The bitter truth is we know precisely how this happened--America's murderously liberal gun laws and ineffectual mental health infrastructure essentially ensure that it will happen--and we know that after Second Amendment absolutists once again thwart any meaningful reform of America's gun laws, this horrible event will certainly happen again, dreadfully replicated in an Amish schoolhouse, Colorado high school, or Virginia public university to be named later.
But President Bush says he wants to be part of the conversation this rampage requires, so let the fraudulent dialogue begin--again.
This ritual is a familiar if futile exercise in the wake of the semi-annual bloodbaths which haunt American life. After a gory parade of massacres at places like Virginia Tech and Columbine, it would seem reasonable to expect that any sane society would sit down for a serious reappraisal of its gun laws. Not so, the United States, its armies of gun casualties stand it alone among Western and other industrialized societies.
While our firearm killers and their victims offer a multiethnic snapshot of modern America, gun violence tracked globally does not similarly offer a cross cultural profile. It is essentially unknown in all other societies which are not engulfed in civil war or cross-border conflict. What is the difference between this most recent perpetrator of mass murder in the U.S. and say a deranged, disturbed person similarly bent in say South Korea? Could it be access to a vast reservoir of relatively inexpensive and increasingly powerful small arms in the form of easily concealed handguns and military-grade assault weapons?
When gun carnage inspires outcries for more rational gun policy, one that might drain that pool of some 200 million guns at play in the United States, prohibit the sale of military grade hardware to lunatics, terrorists, and, yes, even those who would use them to hunt rabbits, or at the very least require gun owners and manufacturers to be taxed at a rate that comes closer to covering the mayhem their "hobby" costs society, why do the gun-controllers lose and the second amendment absolutists always win? Mother Jones reports that gun "enthusiast" lobbies make political contributions at a rate 33 times that of gun controllers.
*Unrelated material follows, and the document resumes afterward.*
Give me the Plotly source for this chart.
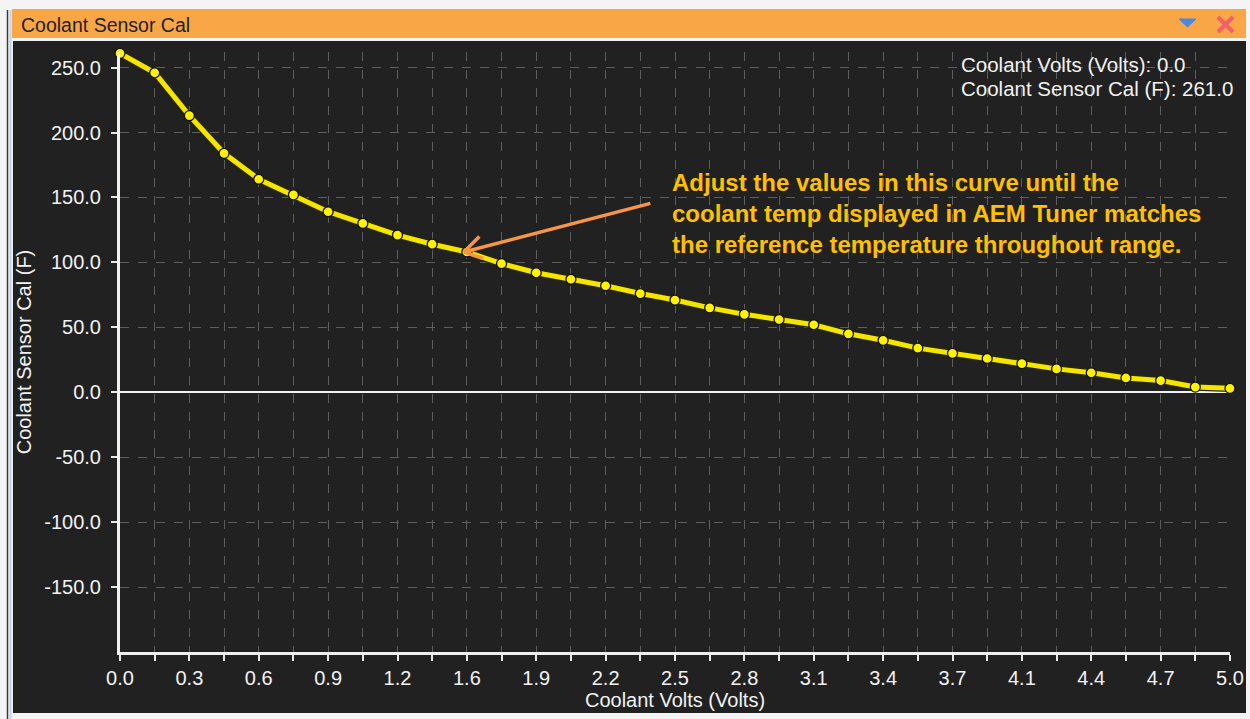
import plotly.graph_objects as go

# ---------------- data ----------------
volts = [0.0, 0.15625, 0.3125, 0.46875, 0.625, 0.78125, 0.9375, 1.09375, 1.25,
         1.40625, 1.5625, 1.71875, 1.875, 2.03125, 2.1875, 2.34375, 2.5,
         2.65625, 2.8125, 2.96875, 3.125, 3.28125, 3.4375, 3.59375, 3.75,
         3.90625, 4.0625, 4.21875, 4.375, 4.53125, 4.6875, 4.84375, 5.0]
temps = [261, 246, 213, 184, 164, 152, 139, 130, 121, 114, 108, 99, 92, 87, 82,
         76, 71, 65, 60, 56, 52, 45, 40, 34, 30, 26, 22, 18, 15, 11, 9, 4, 3]
x_tick_labels = ["0.0", "0.3", "0.6", "0.9", "1.2", "1.6", "1.9", "2.2", "2.5",
                 "2.8", "3.1", "3.4", "3.7", "4.1", "4.4", "4.7", "5.0"]
y_tick_vals = [-150, -100, -50, 0, 50, 100, 150, 200, 250]
y_tick_labels = ["-150.0", "-100.0", "-50.0", "0.0", "50.0", "100.0", "150.0",
                 "200.0", "250.0"]

window_title = "Coolant Sensor Cal"
x_title = "Coolant Volts (Volts)"
y_title = "Coolant Sensor Cal (F)"
readout = ["Coolant Volts (Volts): 0.0", "Coolant Sensor Cal (F): 261.0"]
note = ("<b>Adjust the values in this curve until the<br>"
        "coolant temp displayed in AEM Tuner matches<br>"
        "the reference temperature throughout range.</b>")

# ---------------- layout helpers ----------------
W, H = 1250, 719
L, R, T, B = 120, 20, 52, 67
PW, PH = W - L - R, H - T - B


def px(x):
    return (x - L) / PW


def py(y):
    return (H - B - y) / PH


FONT = "Liberation Sans, Arial, sans-serif"
TXT = "#f2f2f2"
GRID = "#5e5e5e"
DARK = "#212121"

x_tickvals = volts
x_ticktext = [x_tick_labels[i // 2] if i % 2 == 0 else "" for i in range(len(volts))]

fig = go.Figure()
fig.add_trace(go.Scatter(
    x=volts, y=temps, mode="lines",
    line=dict(color="#2a2a00", width=7.5),
    cliponaxis=False, showlegend=False, hoverinfo="skip",
))
fig.add_trace(go.Scatter(
    x=volts, y=temps, mode="lines+markers",
    line=dict(color="#F4E600", width=5),
    marker=dict(size=10, color="#FFF200", line=dict(color="#111111", width=1.3)),
    cliponaxis=False, showlegend=False, hoverinfo="x+y",
))

shapes = [
    # orange title bar
    dict(type="rect", xref="paper", yref="paper", x0=px(12), x1=px(1246),
         y0=py(38), y1=py(9), fillcolor="#F9A647", line=dict(width=0), layer="below"),
    # dark panel
    dict(type="rect", xref="paper", yref="paper", x0=px(13), x1=px(1246),
         y0=py(713), y1=py(41), fillcolor=DARK, line=dict(width=0), layer="below"),
    # left frame lines
    dict(type="line", xref="paper", yref="paper", x0=px(7.5), x1=px(7.5),
         y0=py(719), y1=py(10), line=dict(color="#3a3a3a", width=1.5), layer="below"),
    dict(type="line", xref="paper", yref="paper", x0=px(10.5), x1=px(10.5),
         y0=py(719), y1=py(10), line=dict(color="#bcd4ee", width=2), layer="below"),
    # blue drop-down triangle
    dict(type="path", xref="paper", yref="paper",
         path=f"M {px(1179)} {py(19)} L {px(1196)} {py(19)} L {px(1187.5)} {py(27)} Z",
         fillcolor="#4d88dc", line=dict(color="#4d88dc", width=1)),
    # red close X
    dict(type="line", xref="paper", yref="paper", x0=px(1218), x1=px(1233),
         y0=py(17), y1=py(32), line=dict(color="#F0606E", width=4)),
    dict(type="line", xref="paper", yref="paper", x0=px(1218), x1=px(1233),
         y0=py(32), y1=py(17), line=dict(color="#F0606E", width=4)),
]

annotations = [
    dict(text=window_title, xref="paper", yref="paper", x=px(19), y=py(25),
         xanchor="left", yanchor="middle", showarrow=False,
         font=dict(family=FONT, size=19.5, color="#1e1e1e")),
    dict(text=readout[0], xref="paper", yref="paper", x=px(959), y=py(64),
         xanchor="left", yanchor="middle", showarrow=False,
         font=dict(family=FONT, size=20.5, color=TXT)),
    dict(text=readout[1], xref="paper", yref="paper", x=px(959), y=py(88),
         xanchor="left", yanchor="middle", showarrow=False,
         font=dict(family=FONT, size=20.5, color=TXT)),
    dict(text=note, xref="paper", yref="paper", x=px(671), y=py(213),
         xanchor="left", yanchor="middle", align="left", showarrow=False,
         font=dict(family=FONT, size=24, color="#FFC000"), borderpad=0),
]

# orange arrow pointing at the 1.6 V point (shaft + two open-head arms)
for (ax, ay) in [(188, -49), (17, -17), (21, 7)]:
    annotations.append(dict(
        x=volts[10], y=temps[10], xref="x", yref="y", text="", showarrow=True,
        ax=ax, ay=ay, arrowhead=0, arrowwidth=3.5, arrowcolor="#F79646",
        standoff=0, startstandoff=0, xshift=-3))

fig.update_layout(
    width=W, height=H,
    margin=dict(l=L, r=R, t=T, b=B, autoexpand=False),
    paper_bgcolor="#f4f4f4", plot_bgcolor=DARK,
    font=dict(family=FONT, color=TXT, size=20),
    shapes=shapes, annotations=annotations, showlegend=False,
    xaxis=dict(
        range=[0, 5], tickmode="array", tickvals=x_tickvals, ticktext=x_ticktext,
        ticks="outside", ticklen=6, tickwidth=2, tickcolor="#e8e8e8",
        tickfont=dict(family=FONT, size=20, color=TXT),
        showgrid=True, gridcolor=GRID, griddash="dash", gridwidth=1,
        showline=True, linecolor="#f0f0f0", linewidth=3,
        zeroline=False,
        title=dict(text=x_title, font=dict(family=FONT, size=20, color=TXT), standoff=4),
        fixedrange=True,
    ),
    yaxis=dict(
        range=[-200, 262], tickmode="array", tickvals=y_tick_vals, ticktext=y_tick_labels,
        ticks="outside", ticklen=6, tickwidth=2, tickcolor="#e8e8e8",
        tickfont=dict(family=FONT, size=20, color=TXT), ticklabelstandoff=6,
        showgrid=True, gridcolor=GRID, griddash="dash", gridwidth=1,
        showline=True, linecolor="#f0f0f0", linewidth=3,
        zeroline=True, zerolinecolor="#f0f0f0", zerolinewidth=2,
        title=dict(text=y_title, font=dict(family=FONT, size=20, color=TXT), standoff=8),
        fixedrange=True,
    ),
)

fig.write_html(
    "out.html",
    config={"displayModeBar": False},
    post_script="document.body.style.margin='0';document.body.style.overflow='hidden';",
)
They get what they pay for. Essentially, the U.S. has the most rational gun control laws that money can by.
We continue to treat guns and gun violence as an abstract philosophical dispute the absolutists purport it to be rather than the national health crisis it is. While those of us who live in urban areas stalked by handgun violence or those of us who have lost a loved one to an accidental firearm discharge, random attack, or gun-powered domestic breakdown understand the real human toll of our national gun fetish, the second amendment absolutists look upon the horrendous annual casualty roll and even astonishing outbursts of Virgina Tech-level carnage as an acceptable "price of freedom."
Why does it seem that someone else is always paying the "price of freedom" on behalf of those who commend it so?